GIVEN EXERCISE: Write out each line of the listing as it stands, without the images.

RAW DATA:
————

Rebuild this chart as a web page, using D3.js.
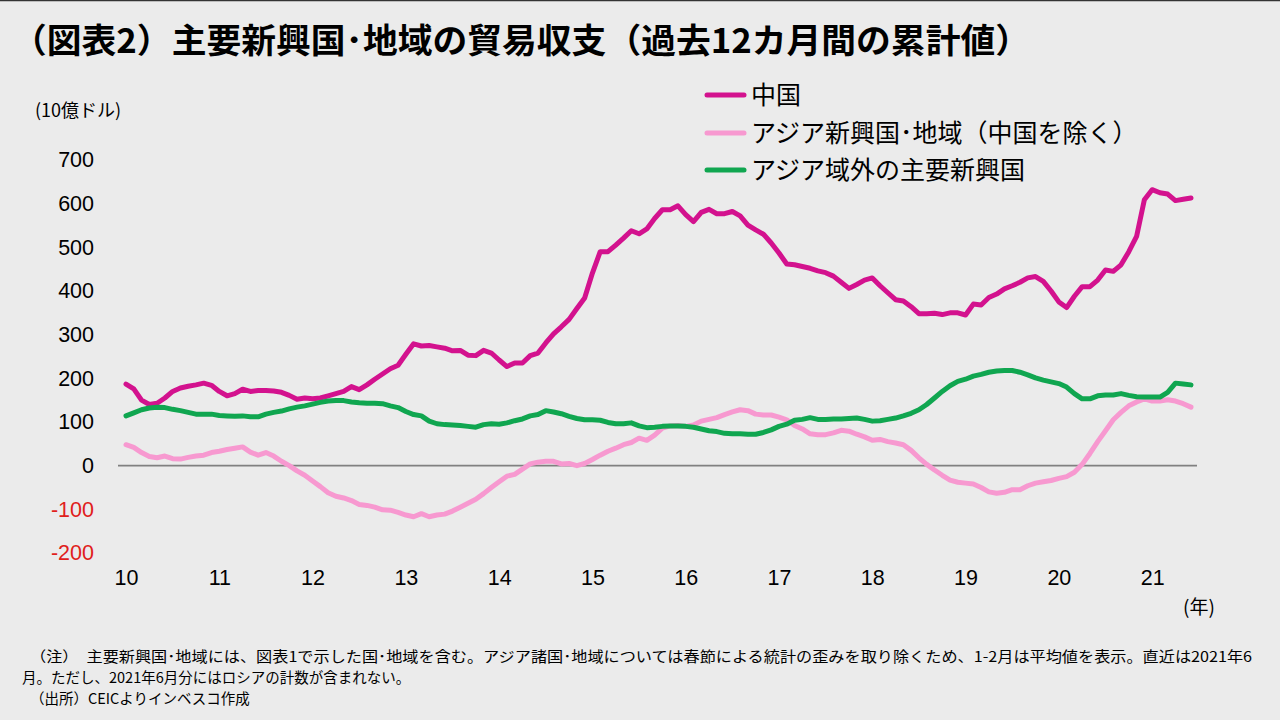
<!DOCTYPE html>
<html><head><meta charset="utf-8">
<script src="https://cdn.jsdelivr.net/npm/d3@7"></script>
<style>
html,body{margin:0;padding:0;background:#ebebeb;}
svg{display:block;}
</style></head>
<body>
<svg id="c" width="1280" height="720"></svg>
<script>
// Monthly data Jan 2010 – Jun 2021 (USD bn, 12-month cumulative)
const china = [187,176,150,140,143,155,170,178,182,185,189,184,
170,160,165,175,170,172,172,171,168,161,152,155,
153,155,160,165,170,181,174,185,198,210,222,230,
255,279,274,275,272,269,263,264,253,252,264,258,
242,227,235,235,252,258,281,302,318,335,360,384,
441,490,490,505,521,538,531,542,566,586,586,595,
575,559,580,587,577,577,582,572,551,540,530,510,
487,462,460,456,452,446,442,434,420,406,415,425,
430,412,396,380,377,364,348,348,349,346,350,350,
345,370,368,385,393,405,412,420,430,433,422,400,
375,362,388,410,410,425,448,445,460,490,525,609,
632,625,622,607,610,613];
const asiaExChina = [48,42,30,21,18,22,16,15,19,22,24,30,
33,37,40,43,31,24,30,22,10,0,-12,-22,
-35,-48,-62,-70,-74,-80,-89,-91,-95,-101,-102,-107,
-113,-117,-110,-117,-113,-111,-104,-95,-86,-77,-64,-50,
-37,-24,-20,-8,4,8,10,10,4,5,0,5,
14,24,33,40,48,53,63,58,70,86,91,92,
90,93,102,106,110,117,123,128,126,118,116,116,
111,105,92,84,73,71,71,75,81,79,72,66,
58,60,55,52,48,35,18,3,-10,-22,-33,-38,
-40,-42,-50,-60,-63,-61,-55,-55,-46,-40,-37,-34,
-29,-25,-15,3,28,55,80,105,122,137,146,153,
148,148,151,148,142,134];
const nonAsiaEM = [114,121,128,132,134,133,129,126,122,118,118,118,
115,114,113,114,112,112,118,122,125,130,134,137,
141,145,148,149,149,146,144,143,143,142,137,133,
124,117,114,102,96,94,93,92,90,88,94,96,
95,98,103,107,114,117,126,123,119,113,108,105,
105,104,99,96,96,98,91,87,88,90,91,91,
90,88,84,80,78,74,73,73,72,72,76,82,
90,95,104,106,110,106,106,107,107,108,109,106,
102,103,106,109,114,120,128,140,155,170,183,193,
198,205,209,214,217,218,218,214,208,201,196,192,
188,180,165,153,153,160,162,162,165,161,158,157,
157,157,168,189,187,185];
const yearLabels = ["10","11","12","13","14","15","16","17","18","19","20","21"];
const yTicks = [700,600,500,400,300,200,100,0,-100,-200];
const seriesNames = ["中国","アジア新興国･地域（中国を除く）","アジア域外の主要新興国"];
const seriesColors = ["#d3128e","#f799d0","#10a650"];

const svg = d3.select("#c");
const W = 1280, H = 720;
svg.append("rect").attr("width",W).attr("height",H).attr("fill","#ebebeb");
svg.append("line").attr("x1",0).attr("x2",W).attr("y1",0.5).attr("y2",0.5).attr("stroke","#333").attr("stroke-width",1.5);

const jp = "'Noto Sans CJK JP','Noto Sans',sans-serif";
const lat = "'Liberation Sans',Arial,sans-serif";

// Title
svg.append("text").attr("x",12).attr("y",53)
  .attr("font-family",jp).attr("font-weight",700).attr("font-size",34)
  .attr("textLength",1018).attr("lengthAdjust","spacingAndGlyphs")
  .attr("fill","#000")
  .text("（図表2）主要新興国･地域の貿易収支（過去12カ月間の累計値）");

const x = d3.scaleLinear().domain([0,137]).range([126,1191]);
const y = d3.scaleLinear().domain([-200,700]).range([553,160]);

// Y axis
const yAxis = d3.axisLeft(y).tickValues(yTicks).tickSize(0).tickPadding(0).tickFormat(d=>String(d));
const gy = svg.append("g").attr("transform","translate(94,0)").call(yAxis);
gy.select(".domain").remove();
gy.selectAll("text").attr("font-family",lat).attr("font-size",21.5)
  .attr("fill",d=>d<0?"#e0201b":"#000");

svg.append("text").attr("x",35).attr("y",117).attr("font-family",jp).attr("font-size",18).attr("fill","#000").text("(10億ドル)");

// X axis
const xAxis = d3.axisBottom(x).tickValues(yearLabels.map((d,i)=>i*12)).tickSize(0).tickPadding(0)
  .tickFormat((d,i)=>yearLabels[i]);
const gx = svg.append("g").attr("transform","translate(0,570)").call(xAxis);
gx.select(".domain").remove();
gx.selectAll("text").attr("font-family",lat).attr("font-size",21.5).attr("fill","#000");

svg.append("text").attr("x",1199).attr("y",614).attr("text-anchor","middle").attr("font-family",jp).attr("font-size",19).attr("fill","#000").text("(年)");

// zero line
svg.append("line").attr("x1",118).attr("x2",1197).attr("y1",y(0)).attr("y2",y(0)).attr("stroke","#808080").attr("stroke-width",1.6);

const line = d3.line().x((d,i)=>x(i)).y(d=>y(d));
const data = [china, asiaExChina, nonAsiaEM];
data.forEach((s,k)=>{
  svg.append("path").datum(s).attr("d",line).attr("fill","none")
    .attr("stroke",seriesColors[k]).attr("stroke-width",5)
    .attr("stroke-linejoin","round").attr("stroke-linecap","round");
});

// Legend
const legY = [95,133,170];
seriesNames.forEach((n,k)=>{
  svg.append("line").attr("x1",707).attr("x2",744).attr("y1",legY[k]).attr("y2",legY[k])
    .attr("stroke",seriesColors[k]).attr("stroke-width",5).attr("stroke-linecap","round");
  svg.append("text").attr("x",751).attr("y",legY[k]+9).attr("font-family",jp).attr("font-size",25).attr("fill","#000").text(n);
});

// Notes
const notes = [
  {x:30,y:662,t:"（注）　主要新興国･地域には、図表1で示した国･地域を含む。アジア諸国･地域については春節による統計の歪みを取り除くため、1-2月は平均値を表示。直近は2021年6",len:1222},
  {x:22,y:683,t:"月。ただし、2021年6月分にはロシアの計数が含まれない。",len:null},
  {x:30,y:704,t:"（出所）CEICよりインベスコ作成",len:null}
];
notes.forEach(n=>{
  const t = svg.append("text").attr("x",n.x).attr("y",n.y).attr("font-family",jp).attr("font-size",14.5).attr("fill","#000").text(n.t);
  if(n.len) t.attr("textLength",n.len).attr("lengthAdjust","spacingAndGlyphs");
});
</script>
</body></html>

————

EXPECTED ANSWER:
Rebuild this chart as a web page, using D3.js.
<!DOCTYPE html>
<html><head><meta charset="utf-8">
<script src="https://cdn.jsdelivr.net/npm/d3@7"></script>
<style>
html,body{margin:0;padding:0;background:#ebebeb;}
svg{display:block;}
</style></head>
<body>
<svg id="c" width="1280" height="720"></svg>
<script>
// Monthly data Jan 2010 – Jun 2021 (USD bn, 12-month cumulative)
const china = [187,176,150,140,143,155,170,178,182,185,189,184,
170,160,165,175,170,172,172,171,168,161,152,155,
153,155,160,165,170,181,174,185,198,210,222,230,
255,279,274,275,272,269,263,264,253,252,264,258,
242,227,235,235,252,258,281,302,318,335,360,384,
441,490,490,505,521,538,531,542,566,586,586,595,
575,559,580,587,577,577,582,572,551,540,530,510,
487,462,460,456,452,446,442,434,420,406,415,425,
430,412,396,380,377,364,348,348,349,346,350,350,
345,370,368,385,393,405,412,420,430,433,422,400,
375,362,388,410,410,425,448,445,460,490,525,609,
632,625,622,607,610,613];
const asiaExChina = [48,42,30,21,18,22,16,15,19,22,24,30,
33,37,40,43,31,24,30,22,10,0,-12,-22,
-35,-48,-62,-70,-74,-80,-89,-91,-95,-101,-102,-107,
-113,-117,-110,-117,-113,-111,-104,-95,-86,-77,-64,-50,
-37,-24,-20,-8,4,8,10,10,4,5,0,5,
14,24,33,40,48,53,63,58,70,86,91,92,
90,93,102,106,110,117,123,128,126,118,116,116,
111,105,92,84,73,71,71,75,81,79,72,66,
58,60,55,52,48,35,18,3,-10,-22,-33,-38,
-40,-42,-50,-60,-63,-61,-55,-55,-46,-40,-37,-34,
-29,-25,-15,3,28,55,80,105,122,137,146,153,
148,148,151,148,142,134];
const nonAsiaEM = [114,121,128,132,134,133,129,126,122,118,118,118,
115,114,113,114,112,112,118,122,125,130,134,137,
141,145,148,149,149,146,144,143,143,142,137,133,
124,117,114,102,96,94,93,92,90,88,94,96,
95,98,103,107,114,117,126,123,119,113,108,105,
105,104,99,96,96,98,91,87,88,90,91,91,
90,88,84,80,78,74,73,73,72,72,76,82,
90,95,104,106,110,106,106,107,107,108,109,106,
102,103,106,109,114,120,128,140,155,170,183,193,
198,205,209,214,217,218,218,214,208,201,196,192,
188,180,165,153,153,160,162,162,165,161,158,157,
157,157,168,189,187,185];
const yearLabels = ["10","11","12","13","14","15","16","17","18","19","20","21"];
const yTicks = [700,600,500,400,300,200,100,0,-100,-200];
const seriesNames = ["中国","アジア新興国･地域（中国を除く）","アジア域外の主要新興国"];
const seriesColors = ["#d3128e","#f799d0","#10a650"];

const svg = d3.select("#c");
const W = 1280, H = 720;
svg.append("rect").attr("width",W).attr("height",H).attr("fill","#ebebeb");
svg.append("line").attr("x1",0).attr("x2",W).attr("y1",0.5).attr("y2",0.5).attr("stroke","#333").attr("stroke-width",1.5);

const jp = "'Noto Sans CJK JP','Noto Sans',sans-serif";
const lat = "'Liberation Sans',Arial,sans-serif";

// Title
svg.append("text").attr("x",12).attr("y",53)
  .attr("font-family",jp).attr("font-weight",700).attr("font-size",34)
  .attr("textLength",1018).attr("lengthAdjust","spacingAndGlyphs")
  .attr("fill","#000")
  .text("（図表2）主要新興国･地域の貿易収支（過去12カ月間の累計値）");

const x = d3.scaleLinear().domain([0,137]).range([126,1191]);
const y = d3.scaleLinear().domain([-200,700]).range([553,160]);

// Y axis
const yAxis = d3.axisLeft(y).tickValues(yTicks).tickSize(0).tickPadding(0).tickFormat(d=>String(d));
const gy = svg.append("g").attr("transform","translate(94,0)").call(yAxis);
gy.select(".domain").remove();
gy.selectAll("text").attr("font-family",lat).attr("font-size",21.5)
  .attr("fill",d=>d<0?"#e0201b":"#000");

svg.append("text").attr("x",35).attr("y",117).attr("font-family",jp).attr("font-size",18).attr("fill","#000").text("(10億ドル)");

// X axis
const xAxis = d3.axisBottom(x).tickValues(yearLabels.map((d,i)=>i*12)).tickSize(0).tickPadding(0)
  .tickFormat((d,i)=>yearLabels[i]);
const gx = svg.append("g").attr("transform","translate(0,570)").call(xAxis);
gx.select(".domain").remove();
gx.selectAll("text").attr("font-family",lat).attr("font-size",21.5).attr("fill","#000");

svg.append("text").attr("x",1199).attr("y",614).attr("text-anchor","middle").attr("font-family",jp).attr("font-size",19).attr("fill","#000").text("(年)");

// zero line
svg.append("line").attr("x1",118).attr("x2",1197).attr("y1",y(0)).attr("y2",y(0)).attr("stroke","#808080").attr("stroke-width",1.6);

const line = d3.line().x((d,i)=>x(i)).y(d=>y(d));
const data = [china, asiaExChina, nonAsiaEM];
data.forEach((s,k)=>{
  svg.append("path").datum(s).attr("d",line).attr("fill","none")
    .attr("stroke",seriesColors[k]).attr("stroke-width",5)
    .attr("stroke-linejoin","round").attr("stroke-linecap","round");
});

// Legend
const legY = [95,133,170];
seriesNames.forEach((n,k)=>{
  svg.append("line").attr("x1",707).attr("x2",744).attr("y1",legY[k]).attr("y2",legY[k])
    .attr("stroke",seriesColors[k]).attr("stroke-width",5).attr("stroke-linecap","round");
  svg.append("text").attr("x",751).attr("y",legY[k]+9).attr("font-family",jp).attr("font-size",25).attr("fill","#000").text(n);
});

// Notes
const notes = [
  {x:30,y:662,t:"（注）　主要新興国･地域には、図表1で示した国･地域を含む。アジア諸国･地域については春節による統計の歪みを取り除くため、1-2月は平均値を表示。直近は2021年6",len:1222},
  {x:22,y:683,t:"月。ただし、2021年6月分にはロシアの計数が含まれない。",len:null},
  {x:30,y:704,t:"（出所）CEICよりインベスコ作成",len:null}
];
notes.forEach(n=>{
  const t = svg.append("text").attr("x",n.x).attr("y",n.y).attr("font-family",jp).attr("font-size",14.5).attr("fill","#000").text(n.t);
  if(n.len) t.attr("textLength",n.len).attr("lengthAdjust","spacingAndGlyphs");
});
</script>
</body></html>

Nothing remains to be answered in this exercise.